** Start of RECORDED INFORMATION **

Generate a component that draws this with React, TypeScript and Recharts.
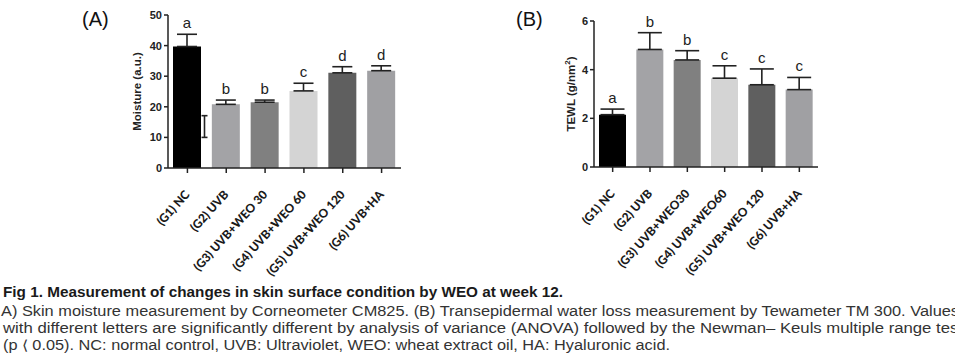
import React from "react";
import { BarChart, Bar, XAxis, YAxis, ErrorBar, Cell, LabelList } from "recharts";

const groups = ["(G1) NC", "(G2) UVB", "(G3) UVB+WEO 30", "(G4) UVB+WEO 60", "(G5) UVB+WEO 120", "(G6) UVB+HA"];
const groupsB = ["(G1) NC", "(G2) UVB", "(G3) UVB+WEO30", "(G4) UVB+WEO60", "(G5) UVB+WEO 120", "(G6) UVB+HA"];
const moisture = [39.7, 20.8, 21.5, 25.2, 31.1, 31.8];
const moistureErr = [4.0, 1.4, 0.7, 2.5, 2.0, 1.6];
const moistureLetters = ["a", "b", "b", "c", "d", "d"];
const strayBar = [10, 17.1];
const tewl = [2.15, 4.83, 4.4, 3.65, 3.38, 3.18];
const tewlErr = [0.23, 0.69, 0.38, 0.51, 0.65, 0.5];
const tewlLetters = ["a", "b", "b", "c", "c", "c"];
const barColors = ["#000000", "#a3a3a6", "#808080", "#d4d4d4", "#5f5f5f", "#a0a0a3"];
const ticksA = [0, 10, 20, 30, 40, 50];
const ticksB = [0, 2, 4, 6];

const dataA = groups.map((g, i) => ({ name: g, v: moisture[i], e: [0, moistureErr[i]] }));
const dataB = groupsB.map((g, i) => ({ name: g, v: tewl[i], e: [0, tewlErr[i]] }));

const axisColor = "#222";

const XTick = (props: any) => {
  const { x, y, payload } = props;
  return (
    <g transform={`translate(${x},${y})`}>
      <text
        textAnchor="end"
        transform="translate(3,20) rotate(-48)"
        fontFamily="Lato, 'Open Sans', sans-serif"
        fontWeight={900}
        fontSize={12}
        fill="#1a1a1a"
      >
        {payload.value}
      </text>
    </g>
  );
};

const makeLetterLabel = (values: number[], errs: number[], letters: string[]) => (props: any) => {
  const { x, y, width, height, index } = props;
  const ppu = height / values[index];
  const errTop = y - errs[index] * ppu;
  return (
    <text
      x={x + width / 2}
      y={errTop - 6}
      textAnchor="middle"
      fontFamily="'Liberation Sans', Arial, sans-serif"
      fontSize={15}
      fill="#222"
    >
      {letters[index]}
    </text>
  );
};

const StrayLabel = (props: any) => {
  const { x, y, width, height, index } = props;
  if (index !== 0) return null;
  const ppu = height / moisture[0];
  const base = y + height;
  const cx = x + width + 3.5;
  const y1 = base - strayBar[0] * ppu;
  const y2 = base - strayBar[1] * ppu;
  return (
    <g stroke="#222" strokeWidth={1.6}>
      <line x1={cx} x2={cx} y1={y1} y2={y2} />
      <line x1={cx - 3} x2={cx + 3} y1={y1} y2={y1} />
      <line x1={cx - 3} x2={cx + 3} y1={y2} y2={y2} />
    </g>
  );
};

const yLabel = (text: React.ReactNode, dx: number) => (props: any) => {
  const vb = props.viewBox || {};
  const cx = vb.x + dx;
  const cy = vb.y + vb.height / 2;
  return (
    <text
      x={cx}
      y={cy}
      transform={`rotate(-90, ${cx}, ${cy})`}
      textAnchor="middle"
      dominantBaseline="middle"
      fontFamily="'Liberation Sans', Arial, sans-serif"
      fontWeight={700}
      fontSize={11.5}
      fill="#222"
    >
      {text}
    </text>
  );
};

const tickStyle = { fontFamily: "'Liberation Sans', Arial, sans-serif", fontWeight: 700, fontSize: 11, fill: "#222" };

export default function App() {
  return (
    <div style={{ position: "absolute", left: 0, top: 0, width: 955, height: 361, background: "#fff", overflow: "hidden" }}>
      <div style={{ position: "absolute", left: 0, top: 0 }}>
        <BarChart width={480} height={285} data={dataA} margin={{ top: 15, right: 79, bottom: 2, left: 138 }} barSize={28}>
          <XAxis
            dataKey="name"
            interval={0}
            height={115}
            tick={<XTick />}
            tickSize={5}
            tickMargin={2}
            axisLine={{ stroke: axisColor, strokeWidth: 1.5 }}
            tickLine={{ stroke: axisColor, strokeWidth: 1.5 }}
          />
          <YAxis
            width={30}
            domain={[0, 50]}
            ticks={ticksA}
            tick={tickStyle}
            tickSize={4}
            tickMargin={2}
            axisLine={{ stroke: axisColor, strokeWidth: 1.5 }}
            tickLine={{ stroke: axisColor, strokeWidth: 1.5 }}
            label={{ content: yLabel("Moisture (a.u.)", 0) }}
          />
          <Bar dataKey="v" isAnimationActive={false}>
            {dataA.map((d, i) => (
              <Cell key={i} fill={barColors[i]} />
            ))}
            <ErrorBar dataKey="e" width={10} strokeWidth={1.6} stroke="#222" direction="y" isAnimationActive={false} />
            <LabelList dataKey="v" content={makeLetterLabel(moisture, moistureErr, moistureLetters)} />
            <LabelList dataKey="v" content={StrayLabel} />
          </Bar>
        </BarChart>
      </div>
      <div style={{ position: "absolute", left: 470, top: 0 }}>
        <BarChart width={485} height={285} data={dataB} margin={{ top: 21, right: 137, bottom: 3, left: 94 }} barSize={27}>
          <XAxis
            dataKey="name"
            interval={0}
            height={115}
            tick={<XTick />}
            tickSize={5}
            tickMargin={2}
            axisLine={{ stroke: axisColor, strokeWidth: 1.5 }}
            tickLine={{ stroke: axisColor, strokeWidth: 1.5 }}
          />
          <YAxis
            width={30}
            domain={[0, 6]}
            ticks={ticksB}
            tick={tickStyle}
            tickSize={4}
            tickMargin={2}
            axisLine={{ stroke: axisColor, strokeWidth: 1.5 }}
            tickLine={{ stroke: axisColor, strokeWidth: 1.5 }}
            label={{ content: yLabel(<>TEWL (g/nm<tspan dy={-4} fontSize={8}>2</tspan><tspan dy={4}>)</tspan></>, 8) }}
          />
          <Bar dataKey="v" isAnimationActive={false}>
            {dataB.map((d, i) => (
              <Cell key={i} fill={barColors[i]} />
            ))}
            <ErrorBar dataKey="e" width={12} strokeWidth={1.6} stroke="#222" direction="y" isAnimationActive={false} />
            <LabelList dataKey="v" content={makeLetterLabel(tewl, tewlErr, tewlLetters)} />
          </Bar>
        </BarChart>
      </div>
      <svg width={955} height={361} style={{ position: "absolute", left: 0, top: 0, pointerEvents: "none" }}>
        <text x={82} y={26} fontFamily="'Liberation Sans', Arial, sans-serif" fontSize={20} fill="#111">(A)</text>
        <text x={516} y={26} fontFamily="'Liberation Sans', Arial, sans-serif" fontSize={20} fill="#111">(B)</text>
        <g fontFamily="'Liberation Sans', 'Noto Sans', sans-serif" fontSize={14}>
          <text x={3} y={297} textLength={560} lengthAdjust="spacingAndGlyphs" fontWeight={700} fill="#1a1a1a">
            Fig 1. Measurement of changes in skin surface condition by WEO at week 12.
          </text>
          <text x={1} y={316} textLength={958} lengthAdjust="spacingAndGlyphs" fill="#333">
            A) Skin moisture measurement by Corneometer CM825. (B) Transepidermal water loss measurement by Tewameter TM 300. Values
          </text>
          <text x={3} y={333} textLength={960} lengthAdjust="spacingAndGlyphs" fill="#333">
            with different letters are significantly different by analysis of variance (ANOVA) followed by the Newman– Keuls multiple range test
          </text>
          <text x={3} y={350} textLength={667} lengthAdjust="spacingAndGlyphs" fill="#333">
            (p ⟨ 0.05). NC: normal control, UVB: Ultraviolet, WEO: wheat extract oil, HA: Hyaluronic acid.
          </text>
        </g>
      </svg>
    </div>
  );
}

** End of RECORDED INFORMATION **

_DIRECTIVE_
Set the lines above down again, word for word, from the first through the one containing "ErrorBar, Cell, LabelList"; pictures excluded.

_SOLUTION TO THIS EXERCISE_
Generate a component that draws this with React, TypeScript and Recharts.
import React from "react";
import { BarChart, Bar, XAxis, YAxis, ErrorBar, Cell, LabelList } from "recharts";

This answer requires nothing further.